_TASK OBJECTIVE_
Find the word "this" in the listing; pull out each line holding it.

_DATASET_
* * * * * * *

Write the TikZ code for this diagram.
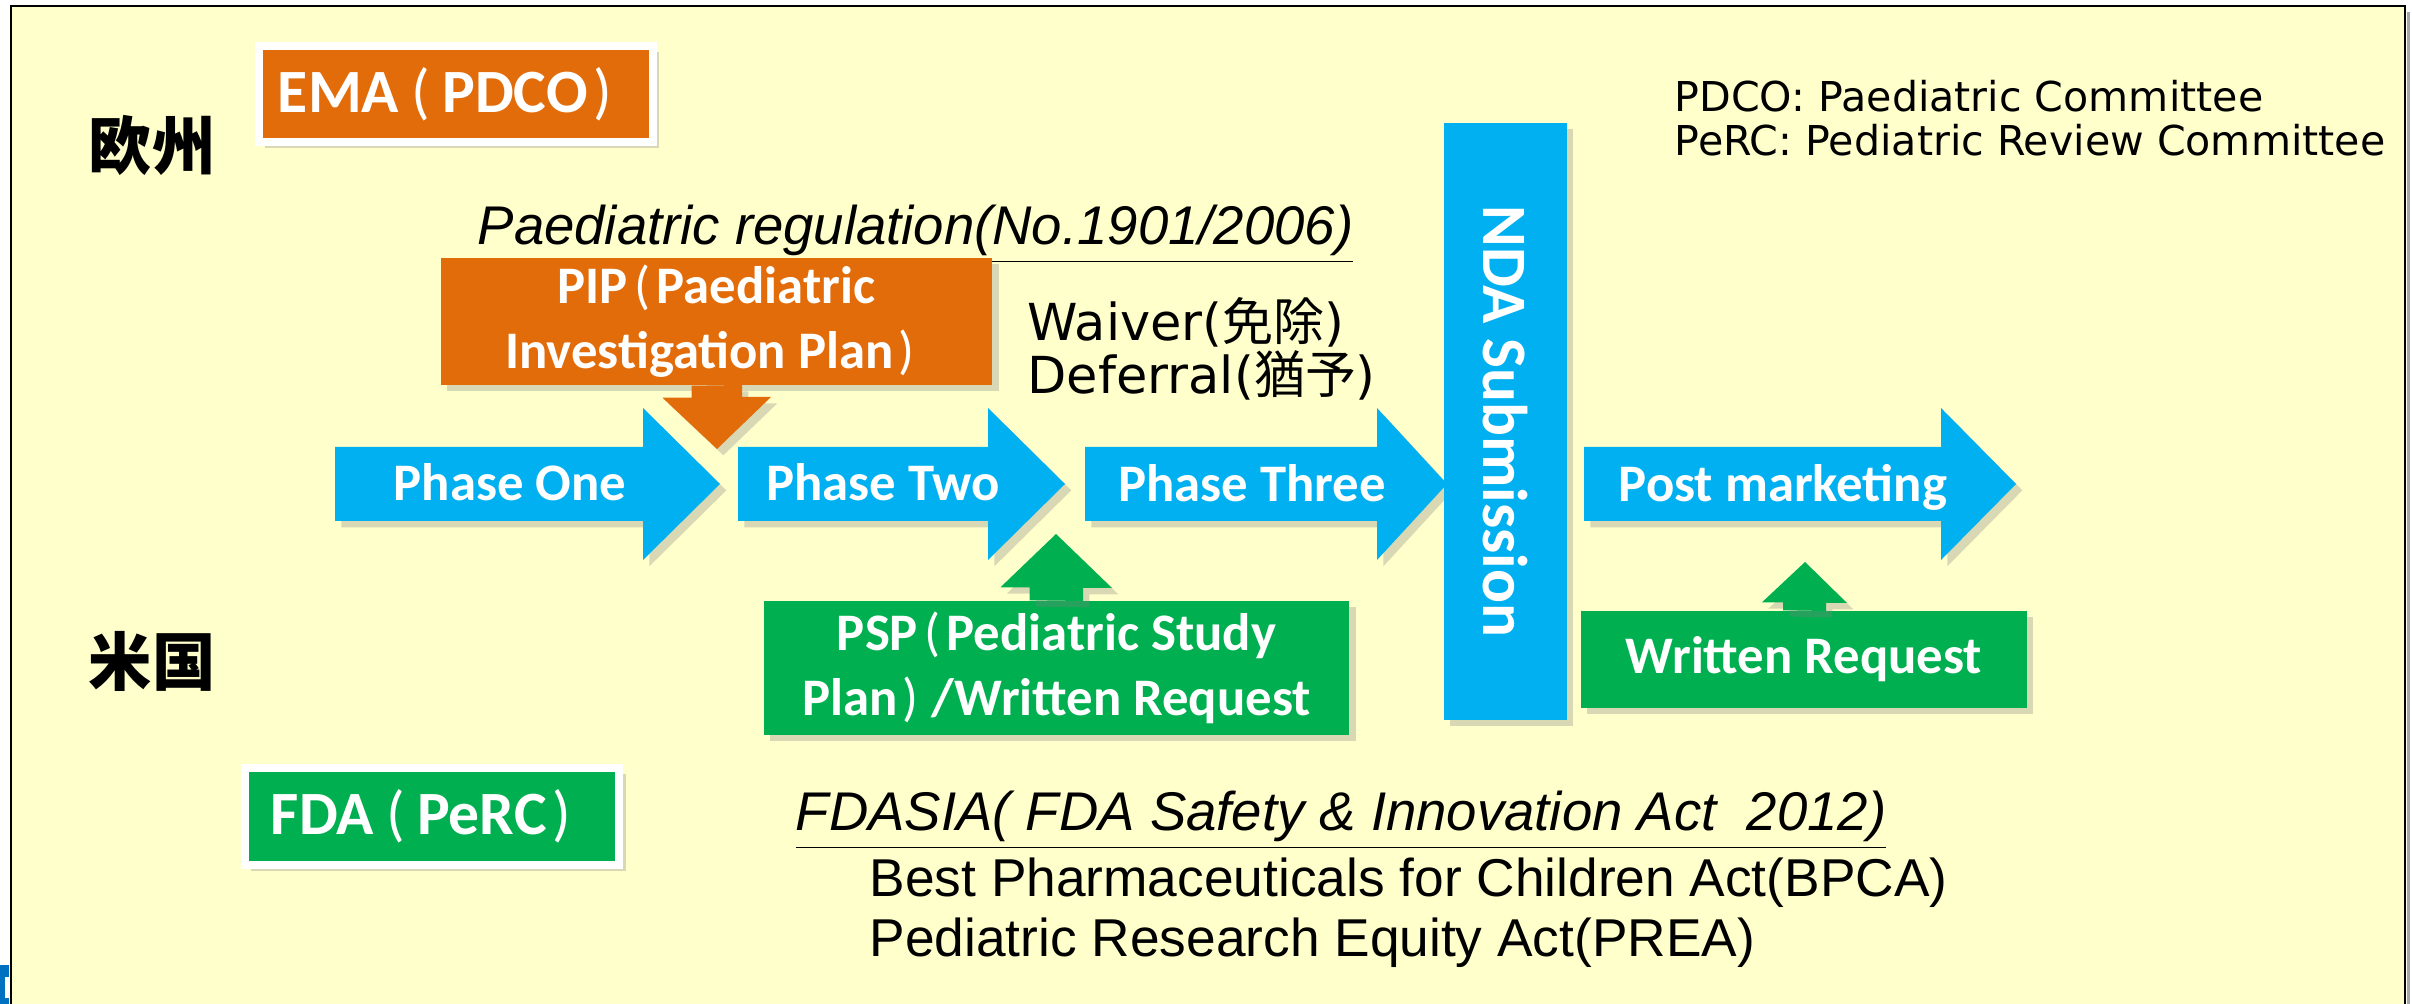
\documentclass[tikz,border=0pt]{standalone}
\usepackage{fontspec}
\setmainfont{Carlito}
\newfontfamily\cjk{Noto Sans CJK JP}
\newfontfamily\dejavu{DejaVu Sans}
\newfontfamily\arialf{Liberation Sans}
\usetikzlibrary{shadows}
\definecolor{bgyellow}{RGB}{255,255,204}
\definecolor{phaseblue}{RGB}{0,176,240}
\definecolor{eporange}{RGB}{227,108,10}
\definecolor{usgreen}{RGB}{0,176,80}
\definecolor{fragblue}{RGB}{0,112,192}
\newcommand\zl{{\kern0.12em\mdseries(\kern0.12em}}
\newcommand\zr{{\kern0.1em\mdseries)\kern0.25em}}
\newcommand\agl{{\kern0.2em\mdseries(\kern0.2em}}
\newcommand\agr{{\kern0.1em\mdseries)\kern0.35em}}
\tikzset{
  boxshadow/.style={drop shadow={opacity=0.3,shadow xshift=1.8pt,shadow yshift=-1.8pt}},
  agency/.style={boxshadow,draw=white,line width=2.3pt,inner sep=0pt,text=white,font=\bfseries\fontsize{17.5}{20}\selectfont},
  planbox/.style={boxshadow,inner sep=0pt,text=white,align=center,font=\bfseries\fontsize{15}{18.5}\selectfont},
  phasetext/.style={text=white,inner sep=0pt,anchor=base,font=\bfseries\fontsize{15}{18}\selectfont},
  regionlabel/.style={inner sep=0pt,font=\cjk\bfseries\fontsize{18}{20}\selectfont},
  legendtext/.style={inner sep=0pt,anchor=base west,font=\dejavu\fontsize{11.7}{14}\selectfont},
  waivertext/.style={inner sep=0pt,anchor=base west,font=\dejavu\fontsize{14.5}{17}\selectfont},
  lawline/.style={inner sep=0pt,anchor=base west,font=\arialf\fontsize{15.15}{18}\selectfont}
}
\begin{document}
\begin{tikzpicture}[x=0.01cm,y=-0.01cm]
\useasboundingbox (0,0) rectangle (2412,1004);
\filldraw[fill=bgyellow,line width=0.7pt] (11,6) rectangle (2405,1030);
\fill[black!35] (2406.5,12) rectangle (2410,1004);
\fill[fragblue] (0,965) rectangle (9,1004);
\fill[white] (5,977) rectangle (9,998);

\node[regionlabel] (eu) at (152,145) {欧州};
\node[regionlabel] (us) at (152,661) {米国};
\node[agency,fill=eporange,minimum width=3.94cm,minimum height=0.96cm] (ema) at (456,94) {EMA\agl PDCO\agr};
\node[agency,fill=usgreen,minimum width=3.745cm,minimum height=0.97cm] (fda) at (432,816.5) {FDA\agl PeRC\agr};

\node[legendtext] (pdco) at (1674,112) {PDCO: Paediatric Committee};
\node[legendtext] (perc) at (1674,156) {PeRC: Pediatric Review Committee};

\foreach \a/\b/\c in {335/643/720,738/988/1065,1085/1377/1447,1584/1941/2016}
  \fill[phaseblue,boxshadow] (\a,447) -- (\b,447) -- (\b,408) -- (\c,484) -- (\b,560) -- (\b,521) -- (\a,521) -- cycle;
\node[phasetext] (one) at (510,501) {Phase One};
\node[phasetext] (two) at (883,501) {Phase Two};
\node[phasetext] (three) at (1252,502) {Phase Three};
\node[phasetext] (post) at (1783,502) {Post marketing};

\node[boxshadow,fill=phaseblue,inner sep=0pt,minimum width=1.23cm,minimum height=5.97cm] (nda) at (1505.5,421.5) {};
\node[text=white,inner sep=0pt,rotate=-90,font=\bfseries\fontsize{18}{20}\selectfont] (ndatext) at (nda.center) {NDA Submission};

\node[lawline,font=\arialf\itshape\fontsize{15.5}{18}\selectfont] (reg) at (477,245) {\underline{Paediatric regulation(No.1901/2006)}};
\node[planbox,fill=eporange,minimum width=5.51cm,minimum height=1.27cm] (pip) at (716.5,321.5) {PIP\zl Paediatric\\Investigation Plan\zr};
\coordinate (piptip) at (717,449);
\fill[eporange,boxshadow] (pip.south) ++(-25,0) -- ++(0,12) -- ++(-29,0) -- (piptip) -- ++(54,-52) -- ++(-29,0) -- ++(0,-12) -- cycle;

\node[waivertext] (waiver) at (1027,341) {Waiver({\cjk 免除})};
\node[waivertext] (deferral) at (1027,394) {Deferral({\cjk 猶予})};

\node[planbox,fill=usgreen,minimum width=5.85cm,minimum height=1.34cm] (psp) at (1056.5,668) {PSP\zl Pediatric Study\\Plan\zr/Written Request};
\coordinate (psptip) at (1056,534);
\fill[usgreen,boxshadow] (psp.north) ++(-27,0) -- ++(0,-13) -- ++(-29,0) -- (psptip) -- ++(56,54) -- ++(-29,0) -- ++(0,13) -- cycle;

\node[planbox,fill=usgreen,minimum width=4.46cm,minimum height=0.97cm] (wr) at (1804,659.5) {Written Request};
\coordinate (wrtip) at (1805,562);
\fill[usgreen,boxshadow] (wr.north) ++(-21,0) -- ++(0,-8) -- ++(-21,0) -- (wrtip) -- ++(42,41) -- ++(-21,0) -- ++(0,8) -- cycle;

\node[lawline,font=\arialf\itshape\fontsize{15.5}{18}\selectfont] (fdasia) at (795,831) {\underline{FDASIA( FDA Safety \& Innovation Act\ \ 2012)}};
\node[lawline] (bpca) at (869,897) {Best Pharmaceuticals for Children Act(BPCA)};
\node[lawline] (prea) at (869,957) {Pediatric Research Equity Act(PREA)};
\end{tikzpicture}
\end{document}
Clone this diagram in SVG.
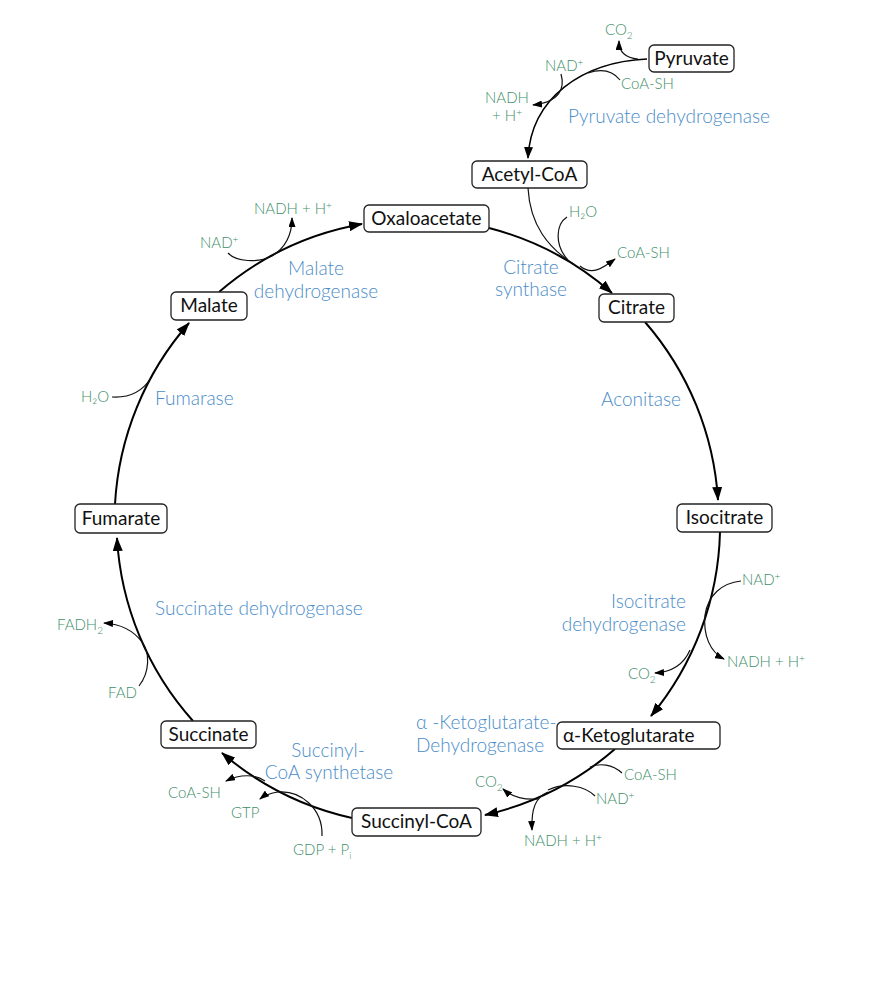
<svg xmlns="http://www.w3.org/2000/svg" width="891" height="1000" viewBox="0 0 891 1000">
<style>
.box{fill:#fff;stroke:#222;stroke-width:1.3}
.nt{font-family:Lato,"Liberation Sans",sans-serif;font-size:19px;fill:#111;text-anchor:middle}
.nts{font-family:Lato,"Liberation Sans",sans-serif;font-size:19px;fill:#111;text-anchor:start}
.g{font-family:Lato,"Liberation Sans",sans-serif;font-size:15px;fill:#3f8f6b;font-weight:300}
.b{font-family:Lato,"Liberation Sans",sans-serif;font-size:19px;fill:#4a8cc8;font-weight:300}
.main{fill:none;stroke:#000;stroke-width:2;marker-end:url(#big)}
.thin{fill:none;stroke:#111;stroke-width:1.2}
.side{fill:none;stroke:#111;stroke-width:1.2;marker-end:url(#small)}
</style>
<defs>
<marker id="big" viewBox="0 0 14 10" refX="13" refY="5" markerWidth="14" markerHeight="10" markerUnits="userSpaceOnUse" orient="auto"><path d="M0,0 L14,5 L0,10 z" fill="#000"/></marker>
<marker id="mid" viewBox="0 0 12 9" refX="11" refY="4.5" markerWidth="12" markerHeight="9" markerUnits="userSpaceOnUse" orient="auto"><path d="M0,0 L12,4.5 L0,9 z" fill="#000"/></marker>
<marker id="small" viewBox="0 0 10 7" refX="9" refY="3.5" markerWidth="10" markerHeight="7" markerUnits="userSpaceOnUse" orient="auto"><path d="M0,0 L10,3.5 L0,7 z" fill="#000"/></marker>
</defs>
<rect width="891" height="1000" fill="#fff"/>
<g id="connectors">
<path class="main" d="M 489 228 A 300 300 0 0 1 612 293"/>
<path class="main" d="M 645 322 A 300 300 0 0 1 718 500"/>
<path class="main" d="M 720 532 A 300 300 0 0 1 651 716"/>
<path class="main" d="M 615 749 A 300 300 0 0 1 485 815"/>
<path class="main" d="M 352 818 A 300 300 0 0 1 222 753"/>
<path class="main" d="M 193 721 A 300 300 0 0 1 117 538"/>
<path class="main" d="M 115 504 A 300 300 0 0 1 189 323"/>
<path class="main" d="M 219 292 A 300 300 0 0 1 362 224"/>
<path fill="none" stroke="#000" stroke-width="1.5" marker-end="url(#mid)" d="M 647 59 C 582 62, 531 98, 528 158"/>
<path class="side" d="M 638 59 C 625 58, 619 52, 619 41"/>
<path class="thin" d="M 620 80 C 612 70, 600 69, 588 73"/>
<path class="side" d="M 561 74 C 565 88, 560 102, 533 105"/>
<path class="thin" d="M 528 188 C 530 225, 548 248, 575 265"/>
<path class="thin" d="M 567 217 C 556 224, 554 245, 568 260"/>
<path class="side" d="M 580 266 C 592 276, 603 268, 615 259"/>
<path class="side" d="M 741 581 C 722 583, 708 595, 705 615 C 703 635, 710 652, 724 659"/>
<path class="side" d="M 690 650 C 684 664, 672 672, 655 673"/>
<path class="thin" d="M 622 773 C 612 764, 600 763, 590 767"/>
<path class="thin" d="M 595 796 C 585 786, 565 782, 548 790"/>
<path class="side" d="M 538 799 C 525 800, 512 797, 503 789"/>
<path class="side" d="M 548 792 C 536 797, 531 808, 532 830"/>
<path class="side" d="M 322 836 C 323 808, 300 790, 278 792 C 270 793, 265 795, 260 799"/>
<path class="side" d="M 265 781 C 255 774, 240 774, 226 781"/>
<path class="side" d="M 139 686 C 150 672, 150 652, 142 642 C 133 630, 120 624, 104 623"/>
<path class="thin" d="M 112 397 C 128 398, 142 392, 151 378"/>
<path class="side" d="M 228 253 C 236 262, 258 263, 272 256 C 285 248, 292 235, 292 218"/>
</g>
<g id="labels">
<text class="g" x="605" y="35">CO<tspan font-size="10" dy="4">2</tspan></text>
<text class="g" x="545" y="71">NAD<tspan font-size="10" dy="-5">+</tspan></text>
<text class="g" x="621" y="89">CoA-SH</text>
<text class="g" x="507" y="103" text-anchor="middle">NADH</text>
<text class="g" x="507" y="121" text-anchor="middle">+ H<tspan font-size="10" dy="-5">+</tspan></text>
<text class="b" x="568" y="123">Pyruvate dehydrogenase</text>
<text class="g" x="569" y="217">H₂O</text>
<text class="g" x="617" y="258">CoA-SH</text>
<text class="b" x="531" y="274" text-anchor="middle">Citrate</text>
<text class="b" x="531" y="296" text-anchor="middle">synthase</text>
<text class="b" x="641" y="406" text-anchor="middle">Aconitase</text>
<text class="b" x="686" y="608" text-anchor="end">Isocitrate</text>
<text class="b" x="686" y="631" text-anchor="end">dehydrogenase</text>
<text class="g" x="742" y="585">NAD<tspan font-size="10" dy="-5">+</tspan></text>
<text class="g" x="727" y="667">NADH + H<tspan font-size="10" dy="-5">+</tspan></text>
<text class="g" x="628" y="679">CO<tspan font-size="10" dy="4">2</tspan></text>
<text class="b" x="416" y="729">α -Ketoglutarate-</text>
<text class="b" x="416" y="752">Dehydrogenase</text>
<text class="g" x="624" y="780">CoA-SH</text>
<text class="g" x="596" y="804">NAD<tspan font-size="10" dy="-5">+</tspan></text>
<text class="g" x="475" y="787">CO<tspan font-size="10" dy="4">2</tspan></text>
<text class="g" x="524" y="846">NADH + H<tspan font-size="10" dy="-5">+</tspan></text>
<text class="b" x="328" y="757" text-anchor="middle">Succinyl-</text>
<text class="b" x="329" y="779" text-anchor="middle">CoA synthetase</text>
<text class="g" x="168" y="798">CoA-SH</text>
<text class="g" x="231" y="818">GTP</text>
<text class="g" x="293" y="855">GDP + P<tspan font-size="10" dy="4">i</tspan></text>
<text class="b" x="155" y="615">Succinate dehydrogenase</text>
<text class="g" x="57" y="630">FADH<tspan font-size="10" dy="4">2</tspan></text>
<text class="g" x="108" y="698">FAD</text>
<text class="b" x="155" y="405">Fumarase</text>
<text class="g" x="81" y="402">H₂O</text>
<text class="b" x="316" y="275" text-anchor="middle">Malate</text>
<text class="b" x="316" y="298" text-anchor="middle">dehydrogenase</text>
<text class="g" x="200" y="248">NAD<tspan font-size="10" dy="-5">+</tspan></text>
<text class="g" x="254" y="214">NADH + H<tspan font-size="10" dy="-5">+</tspan></text>
</g>
<g id="pyruvate"><rect class="box" x="649" y="45" width="85" height="27" rx="5"/><text class="nt" x="691.5" y="65">Pyruvate</text></g>
<g id="acetylcoa"><rect class="box" x="472" y="161" width="115" height="27" rx="5"/><text class="nt" x="529.5" y="181">Acetyl-CoA</text></g>
<g id="oxaloacetate"><rect class="box" x="364" y="205" width="125" height="27" rx="5"/><text class="nt" x="426.5" y="225">Oxaloacetate</text></g>
<g id="citrate"><rect class="box" x="599" y="294" width="75" height="28" rx="5"/><text class="nt" x="636.5" y="314">Citrate</text></g>
<g id="isocitrate"><rect class="box" x="677" y="504" width="95" height="28" rx="5"/><text class="nt" x="724.5" y="524">Isocitrate</text></g>
<g id="ketoglutarate"><rect class="box" x="557" y="722" width="163" height="27" rx="5"/><text class="nts" x="563" y="742">α-Ketoglutarate</text></g>
<g id="succinylcoa"><rect class="box" x="352" y="808" width="129" height="28" rx="5"/><text class="nt" x="416.5" y="828">Succinyl-CoA</text></g>
<g id="succinate"><rect class="box" x="161" y="721" width="95" height="27" rx="5"/><text class="nt" x="208.5" y="741">Succinate</text></g>
<g id="fumarate"><rect class="box" x="75" y="504" width="92" height="29" rx="5"/><text class="nt" x="121" y="525">Fumarate</text></g>
<g id="malate"><rect class="box" x="171" y="292" width="76" height="28" rx="5"/><text class="nt" x="209" y="312">Malate</text></g>
</svg>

* * * * * * *

_FINISHED ANSWER_
Write the TikZ code for this diagram.
Clone this diagram in SVG.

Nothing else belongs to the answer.